#### [WHAT NEEDS TO BE DONE]
Retype, please, the listing from its opening line through the line that contains "import * as d3 from 'd3'", both included, without the pictures.
begin COLLECTED DATA
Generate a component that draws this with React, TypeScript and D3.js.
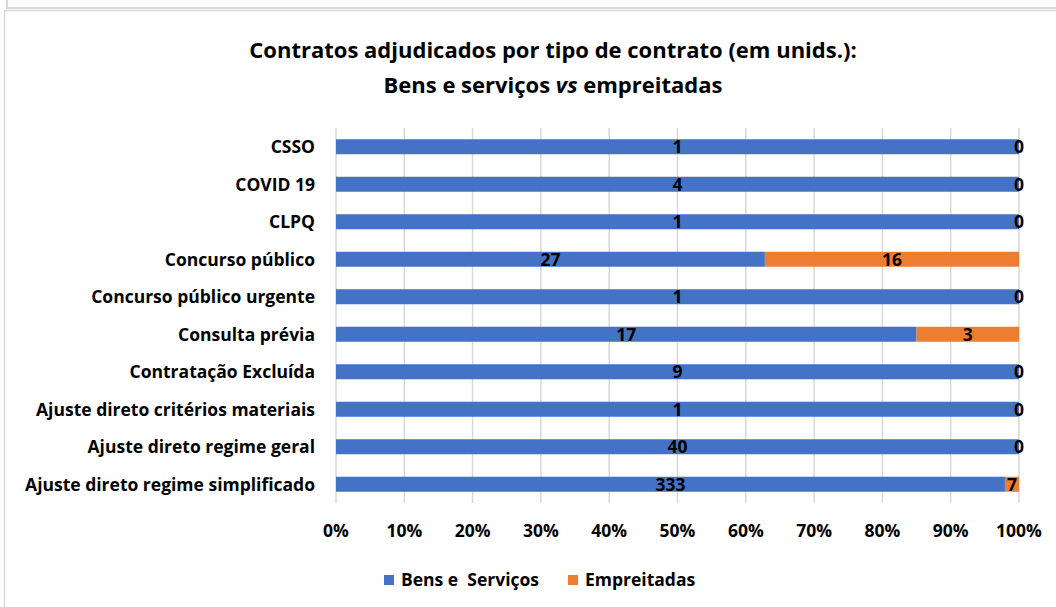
import React, { useEffect, useRef } from 'react'
import * as d3 from 'd3'

const categories = [
  'CSSO',
  'COVID 19',
  'CLPQ',
  'Concurso público',
  'Concurso público urgente',
  'Consulta prévia',
  'Contratação Excluída',
  'Ajuste direto critérios materiais',
  'Ajuste direto regime geral',
  'Ajuste direto regime simplificado',
]
const bensServicos = [1, 4, 1, 27, 1, 17, 9, 1, 40, 333]
const empreitadas = [0, 0, 0, 16, 0, 3, 0, 0, 0, 7]
const seriesNames = ['Bens e  Serviços', 'Empreitadas']
const seriesColors = ['#4472C4', '#ED7D31']
const tickValues = [0, 0.1, 0.2, 0.3, 0.4, 0.5, 0.6, 0.7, 0.8, 0.9, 1]

const W = 1056
const H = 607
const FONT = '"Open Sans", Lato, sans-serif'
const FS = 17.5

export default function App() {
  const ref = useRef<SVGSVGElement>(null)

  useEffect(() => {
    const svg = d3.select(ref.current)
    svg.selectAll('*').remove()

    // frames
    svg.append('path')
      .attr('d', `M7,0 V8 H${W}`)
      .attr('fill', 'none').attr('stroke', '#d9d9d9').attr('stroke-width', 2)
    svg.append('path')
      .attr('d', `M4.5,${H} V10.5 H${W}`)
      .attr('fill', 'none').attr('stroke', '#d9d9d9').attr('stroke-width', 1.5)

    // title
    const title = svg.append('text')
      .attr('text-anchor', 'middle')
      .attr('font-family', FONT).attr('font-weight', 'bold').attr('font-size', 22)
      .attr('fill', '#000')
    title.append('tspan').attr('x', 553).attr('y', 58)
      .text('Contratos adjudicados por tipo de contrato (em unids.):')
    const l2 = title.append('tspan').attr('x', 553).attr('y', 93)
    l2.append('tspan').text('Bens e serviços ')
    l2.append('tspan').attr('font-style', 'italic').text('vs')
    l2.append('tspan').text(' empreitadas')

    const x = d3.scaleLinear().domain([0, 1]).range([336, 1019])
    const y = d3.scaleBand<string>().domain(categories).range([128, 503]).paddingInner(0.6).paddingOuter(0.3)

    // grid
    svg.append('g').selectAll('line').data(tickValues).join('line')
      .attr('x1', d => x(d)).attr('x2', d => x(d))
      .attr('y1', 128).attr('y2', 503)
      .attr('stroke', '#d9d9d9').attr('stroke-width', 1.5)

    const rows = categories.map((c, i) => {
      const total = bensServicos[i] + empreitadas[i]
      return { c, b: bensServicos[i], e: empreitadas[i], pb: bensServicos[i] / total }
    })

    const g = svg.append('g')
    g.selectAll('rect.b').data(rows).join('rect')
      .attr('x', x(0)).attr('y', d => y(d.c)!)
      .attr('width', d => x(d.pb) - x(0)).attr('height', y.bandwidth())
      .attr('fill', seriesColors[0])
    g.selectAll('rect.e').data(rows).join('rect')
      .attr('x', d => x(d.pb)).attr('y', d => y(d.c)!)
      .attr('width', d => x(1) - x(d.pb)).attr('height', y.bandwidth())
      .attr('fill', seriesColors[1])

    const lbl = svg.append('g')
      .attr('font-family', FONT).attr('font-weight', 'bold').attr('font-size', FS)
      .attr('text-anchor', 'middle').attr('fill', '#000')
    rows.forEach(d => {
      const cy = y(d.c)! + y.bandwidth() / 2
      lbl.append('text').attr('x', (x(0) + x(d.pb)) / 2).attr('y', cy).attr('dy', '0.36em').text(d.b)
      lbl.append('text').attr('x', (x(d.pb) + x(1)) / 2).attr('y', cy).attr('dy', '0.36em').text(d.e)
    })

    // category labels
    svg.append('g')
      .attr('font-family', FONT).attr('font-weight', 'bold').attr('font-size', FS)
      .attr('text-anchor', 'end').attr('fill', '#000')
      .selectAll('text').data(categories).join('text')
      .attr('x', 315).attr('y', d => y(d)! + y.bandwidth() / 2).attr('dy', '0.36em')
      .text(d => d)

    // x tick labels
    svg.append('g')
      .attr('font-family', FONT).attr('font-weight', 'bold').attr('font-size', FS)
      .attr('text-anchor', 'middle').attr('fill', '#000')
      .selectAll('text').data(tickValues).join('text')
      .attr('x', d => x(d)).attr('y', 531).attr('dy', '0.36em')
      .text(d => d3.format('.0%')(d))

    // legend
    const legendX = [384, 568]
    seriesNames.forEach((n, i) => {
      svg.append('rect').attr('x', legendX[i]).attr('y', 575).attr('width', 10).attr('height', 10)
        .attr('fill', seriesColors[i])
      svg.append('text').attr('x', legendX[i] + 17).attr('y', 580).attr('dy', '0.36em')
        .attr('font-family', FONT).attr('font-weight', 'bold').attr('font-size', FS)
        .attr('xml:space', 'preserve').style('white-space', 'pre')
        .text(n)
    })
  }, [])

  return (
    <svg ref={ref} width={W} height={H}
      style={{ position: 'absolute', left: 0, top: 0, background: '#fff' }} />
  )
}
end COLLECTED DATA
#### [EXERCISE OUTPUT]
Generate a component that draws this with React, TypeScript and D3.js.
import React, { useEffect, useRef } from 'react'
import * as d3 from 'd3'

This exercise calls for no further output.